The ‘friendly alien’ was something of an Archigram reunion that proved a showcase for ideas around connection, technology and reality, writes Matthew Barker
When the curvaceous, biomorphic Kunsthaus Graz first appeared back in the early noughties there was, unfairly, much talk of Austria’s second-largest city trying rather obviously to ‘do a Bilbao’ and open a calculatedly whimsical art museum as tourist magnet. However, Peter Cook’s creation has a logic and grace and balance; it’s a building born of constraints (not least budgetary) as much as imagination.
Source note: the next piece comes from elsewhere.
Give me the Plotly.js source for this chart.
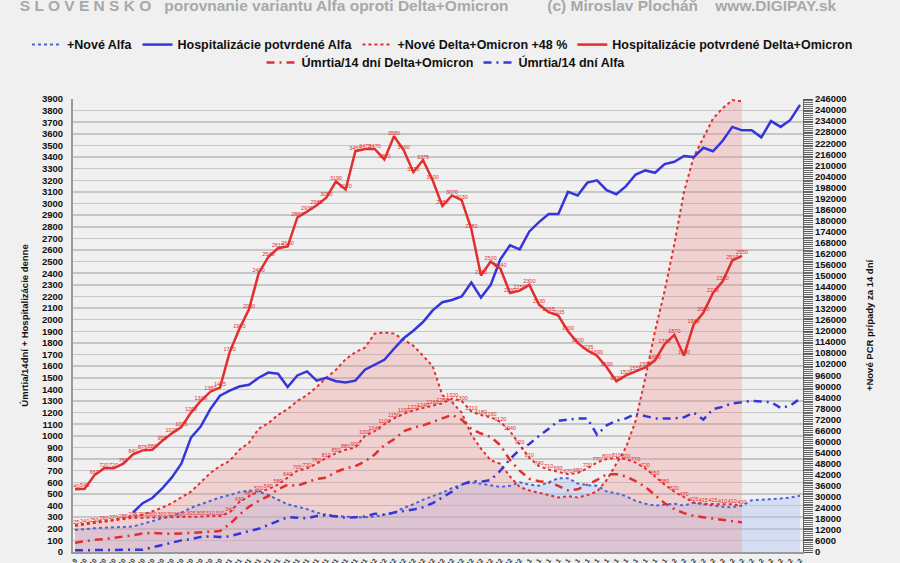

Of course, this being Cook, there’s an emphasis on movement and energy, a wit and style and connection with surroundings, most obviously the neighbouring listed Eisernes Haus, with its cast-iron facades creating an entry and foyer. The design chimes nicely with the architect’s own working practices and philosophy. He took an instant liking to Graz, would sit in its bars and cafes getting to know the city, noting how, in a very Austrian way, its art scene was both progressive and posh, cutting-edge and a little conservative. Cook also turned to his oft-favoured method of collaboration, this time teaming up with an old friend from his fabled Archigram days, Colin Fournier.
Conceived as an exhibition space for contemporary installations and photography, the design duo looked to open things up as much as possible. The distinctive mould shape alters the traditional white cube dimensions, while an airport-style travellator takes visitors deep into the building, slowly progressing up the two levels and providing a focal point for this most fluid of venues.
The Archigram influence
There’s a lot of that original Archigram spirit in the Kunsthaus. Fournier first met Cook in the late 1960s and the pair share a sense of adventure and inventiveness that has remained undimmed over the years. Their thinking continues to be fed by ideas from that swinging post-war age; most famously the Plug-in City from 1964, a plan for ever-evolving urban structures that combined living and work spaces (a concept that has an obvious echo with today’s flexible co-working arrangements), moved by a system of massive cranes. Some of those original schemes and notions may have dated over the intervening decades, to the point of almost being pop art retro-kitsch in some examples, but there was always a boldness and embracing of technology and change, which is increasingly worth reflecting on.
Cook and his colleagues were seeking to find an ‘anti-heroic’ architecture; one literally with a softer edge, that would be undaunting and welcoming. It was an approach that looked to give modernism a bit of a gee-up, free it from some of its self-imposed stylistic shackles and update its tenets for the new media age (Archigram’s co-founder David Greene would argue that form doesn’t follow function, ‘it follows ideas’). Being anti-heroic meant breaking down barriers, both with the surrounding physical space and the people and objects within.
Dubbed by Cook ‘the friendly alien’, the Kunsthaus is something of an Archigram reunion project (and there was initially talk of long-time Cook collaborator Christine Hawley joining the Graz team), akin to a stadium tour by feted rock bands from the same era. It’s very much a celebration of those ever-optimistic theories around the leisure society, technology and urban living, as well as an all-too-rare opportunity to see and interact with an actual physical manifestation of one of their designs.
The roof as display
The media system used in the venue’s roof was deliberately chosen to be low-tech and low-res nearly two decades ago. These days it comes across as wonderfully old school; a reminder of the not-so-distant days when such developments in communication pointed to a future full of promise. Berlin-based studio Realities:United came up with a bespoke Bix (a combination of ‘big’ and ‘pixel’) light and media facade that was reportedly added at a very late stage in the project’s development. There are 930 fluorescent light bulbs dotted along the shimmering blue Plexiglas panels, operating like pixels. An early prototype of one of the pixels now sits in MoMA’s permanent collection in New York. The roof’s encasing works as a content platform for animations, still images and film, frequently spilling off the Kunsthaus and on to neighbouring buildings, shifting and free of boundaries. Earlier this year, the venue ran a scheme that allowed visitors to have their names spelt out across the platform, illuminated and pulsing in the centre of the city.
Archigram was all about connections. It was about how we can harness technology and interact with it to improve our daily lives and become more inclusive. In these days of digital disinformation and data hacking, such thinking could come across as naïve, but Cook and Fournier’s big-hearted Kunsthaus Graz stands as a timely, potent reminder that our experiences and relationships with tech should always be more about light than darkness.